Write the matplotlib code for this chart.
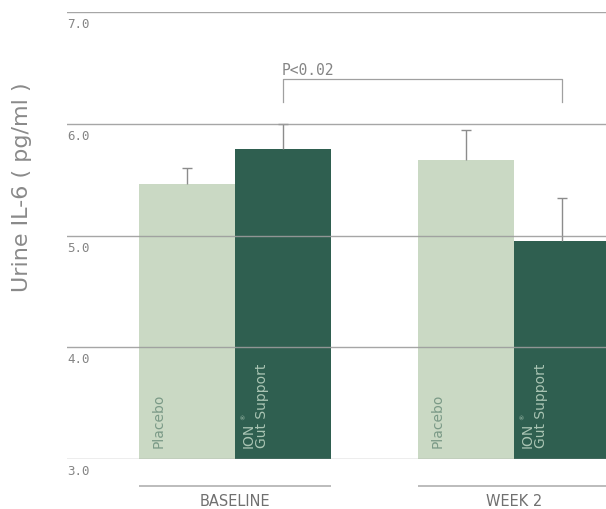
import matplotlib
matplotlib.use("Agg")
import matplotlib.pyplot as plt
import numpy as np

groups = ["BASELINE", "WEEK 2"]
placebo_label = "Placebo"
ion_label_1 = "ION"
ion_label_2 = "Gut Support"
placebo_vals = [5.46, 5.68]
placebo_err = [0.15, 0.27]
ion_vals = [5.78, 4.955]
ion_err = [0.22, 0.38]
yticks = [3.0, 4.0, 5.0, 6.0, 7.0]
pval_text = "P<0.02"

light = "#cad9c4"
dark = "#2f5f50"
grid_c = "#9c9c9c"
text_c = "#858585"

fig = plt.figure(figsize=(6.06, 5.10), dpi=100)
W, H = 606, 510
px_per = (460 - 125) / 3.0
top_px = 460 - 4 * px_per
ax = fig.add_axes([67 / W, (H - 460) / H, (W - 67) / W, (460 - top_px) / H])
ax.set_xlim(-0.602, 1.330)
ax.set_ylim(3.0, 7.0)
for s in ax.spines.values():
    s.set_visible(False)
ax.set_xticks([])
ax.set_yticks([])

x = np.arange(len(groups))
w = 0.344
base = 3.0
ax.bar(x - w / 2, np.array(placebo_vals) - base, w, bottom=base, color=light, zorder=2)
ax.bar(x + w / 2, np.array(ion_vals) - base, w, bottom=base, color=dark, zorder=2)

# upper-only error bars
cap = 0.019
for xs, vals, errs in [(x - w / 2, placebo_vals, placebo_err), (x + w / 2, ion_vals, ion_err)]:
    tops = np.array(vals) + np.array(errs)
    ax.vlines(xs, vals, tops, color="#8c8c8c", lw=1.0, zorder=3)
    ax.hlines(tops, xs - cap, xs + cap, color="#8c8c8c", lw=1.0, zorder=3)

for t in yticks:
    ax.axhline(t, color=grid_c, lw=1.0, zorder=4, alpha=0.9)
    ax.text(0.0, t - 0.045, f"{t:.1f}", transform=ax.get_yaxis_transform(),
            ha="left", va="top", fontsize=9, family="DejaVu Sans Mono", color=text_c)

# bar labels
for i in range(len(groups)):
    ax.text(x[i] - w + 0.045, base + 0.11, placebo_label, rotation=90,
            ha="left", va="bottom", fontsize=10, color="#7b9a87", family="DejaVu Sans")
    ax.text(x[i] + 0.025, base + 0.11, ion_label_1, rotation=90,
            ha="left", va="bottom", fontsize=10, color="#a9c4b3", family="DejaVu Sans")
    ax.text(x[i] + 0.072, base + 0.11, ion_label_2, rotation=90,
            ha="left", va="bottom", fontsize=10, color="#a9c4b3", family="DejaVu Sans")
    ax.text(x[i] + 0.024, base + 0.11 + 0.248, "\u00ae", rotation=90,
            ha="left", va="bottom", fontsize=4.5, color="#a9c4b3", family="DejaVu Sans")

# significance bracket
bx0, bx1 = x[0] + w / 2, x[1] + w / 2
ax.plot([bx0, bx0, bx1, bx1], [6.20, 6.40, 6.40, 6.20], color="#a0a0a0", lw=0.9,
        clip_on=False, zorder=3)
ax.text(bx0 - 0.005, 6.42, pval_text, ha="left", va="bottom", fontsize=10.5,
        family="DejaVu Sans Mono", color=text_c)

# group underlines and labels
for i, g in enumerate(groups):
    ax.plot([x[i] - w, x[i] + w], [2.76, 2.76], color="#bcbcbc", lw=1.4,
            clip_on=False, solid_capstyle="butt")
    ax.text(x[i], 2.625, g, ha="center", va="center", fontsize=10.5, color="#707070",
            family="DejaVu Sans")

fig.text(22 / W, 1 - 187 / H, "Urine IL-6 ( pg/ml )", rotation=90, ha="center",
         va="center", fontsize=16, color="#8a8a8a", family="DejaVu Sans")

fig.savefig("out.png", dpi=100)
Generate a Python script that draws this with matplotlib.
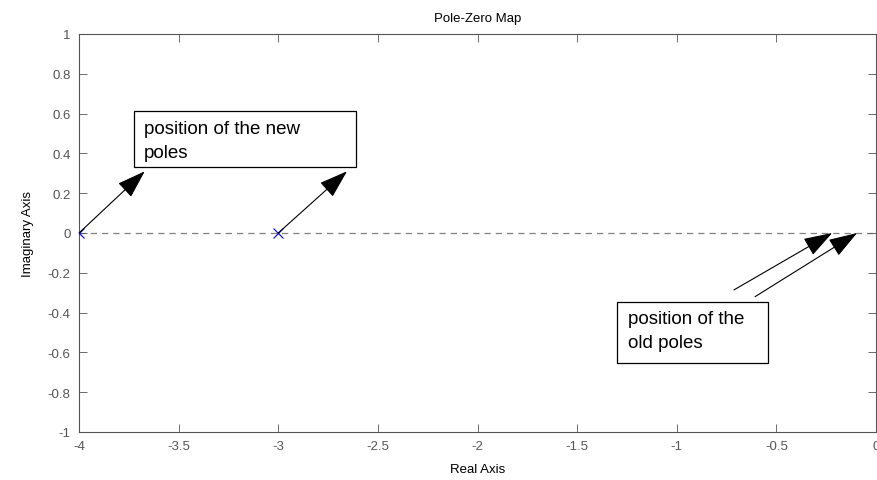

◇ ◇ ◇ ◇

» **Stated goal**
Restate the whole listing above exactly, except for its images.

» **Result for this exercise**
Write the matplotlib code for this chart.
import matplotlib
matplotlib.use("Agg")
import matplotlib.pyplot as plt
import numpy as np

groups = ["BASELINE", "WEEK 2"]
placebo_label = "Placebo"
ion_label_1 = "ION"
ion_label_2 = "Gut Support"
placebo_vals = [5.46, 5.68]
placebo_err = [0.15, 0.27]
ion_vals = [5.78, 4.955]
ion_err = [0.22, 0.38]
yticks = [3.0, 4.0, 5.0, 6.0, 7.0]
pval_text = "P<0.02"

light = "#cad9c4"
dark = "#2f5f50"
grid_c = "#9c9c9c"
text_c = "#858585"

fig = plt.figure(figsize=(6.06, 5.10), dpi=100)
W, H = 606, 510
px_per = (460 - 125) / 3.0
top_px = 460 - 4 * px_per
ax = fig.add_axes([67 / W, (H - 460) / H, (W - 67) / W, (460 - top_px) / H])
ax.set_xlim(-0.602, 1.330)
ax.set_ylim(3.0, 7.0)
for s in ax.spines.values():
    s.set_visible(False)
ax.set_xticks([])
ax.set_yticks([])

x = np.arange(len(groups))
w = 0.344
base = 3.0
ax.bar(x - w / 2, np.array(placebo_vals) - base, w, bottom=base, color=light, zorder=2)
ax.bar(x + w / 2, np.array(ion_vals) - base, w, bottom=base, color=dark, zorder=2)

# upper-only error bars
cap = 0.019
for xs, vals, errs in [(x - w / 2, placebo_vals, placebo_err), (x + w / 2, ion_vals, ion_err)]:
    tops = np.array(vals) + np.array(errs)
    ax.vlines(xs, vals, tops, color="#8c8c8c", lw=1.0, zorder=3)
    ax.hlines(tops, xs - cap, xs + cap, color="#8c8c8c", lw=1.0, zorder=3)

for t in yticks:
    ax.axhline(t, color=grid_c, lw=1.0, zorder=4, alpha=0.9)
    ax.text(0.0, t - 0.045, f"{t:.1f}", transform=ax.get_yaxis_transform(),
            ha="left", va="top", fontsize=9, family="DejaVu Sans Mono", color=text_c)

# bar labels
for i in range(len(groups)):
    ax.text(x[i] - w + 0.045, base + 0.11, placebo_label, rotation=90,
            ha="left", va="bottom", fontsize=10, color="#7b9a87", family="DejaVu Sans")
    ax.text(x[i] + 0.025, base + 0.11, ion_label_1, rotation=90,
            ha="left", va="bottom", fontsize=10, color="#a9c4b3", family="DejaVu Sans")
    ax.text(x[i] + 0.072, base + 0.11, ion_label_2, rotation=90,
            ha="left", va="bottom", fontsize=10, color="#a9c4b3", family="DejaVu Sans")
    ax.text(x[i] + 0.024, base + 0.11 + 0.248, "\u00ae", rotation=90,
            ha="left", va="bottom", fontsize=4.5, color="#a9c4b3", family="DejaVu Sans")

# significance bracket
bx0, bx1 = x[0] + w / 2, x[1] + w / 2
ax.plot([bx0, bx0, bx1, bx1], [6.20, 6.40, 6.40, 6.20], color="#a0a0a0", lw=0.9,
        clip_on=False, zorder=3)
ax.text(bx0 - 0.005, 6.42, pval_text, ha="left", va="bottom", fontsize=10.5,
        family="DejaVu Sans Mono", color=text_c)

# group underlines and labels
for i, g in enumerate(groups):
    ax.plot([x[i] - w, x[i] + w], [2.76, 2.76], color="#bcbcbc", lw=1.4,
            clip_on=False, solid_capstyle="butt")
    ax.text(x[i], 2.625, g, ha="center", va="center", fontsize=10.5, color="#707070",
            family="DejaVu Sans")

fig.text(22 / W, 1 - 187 / H, "Urine IL-6 ( pg/ml )", rotation=90, ha="center",
         va="center", fontsize=16, color="#8a8a8a", family="DejaVu Sans")

fig.savefig("out.png", dpi=100)
Generate a Python script that draws this with matplotlib.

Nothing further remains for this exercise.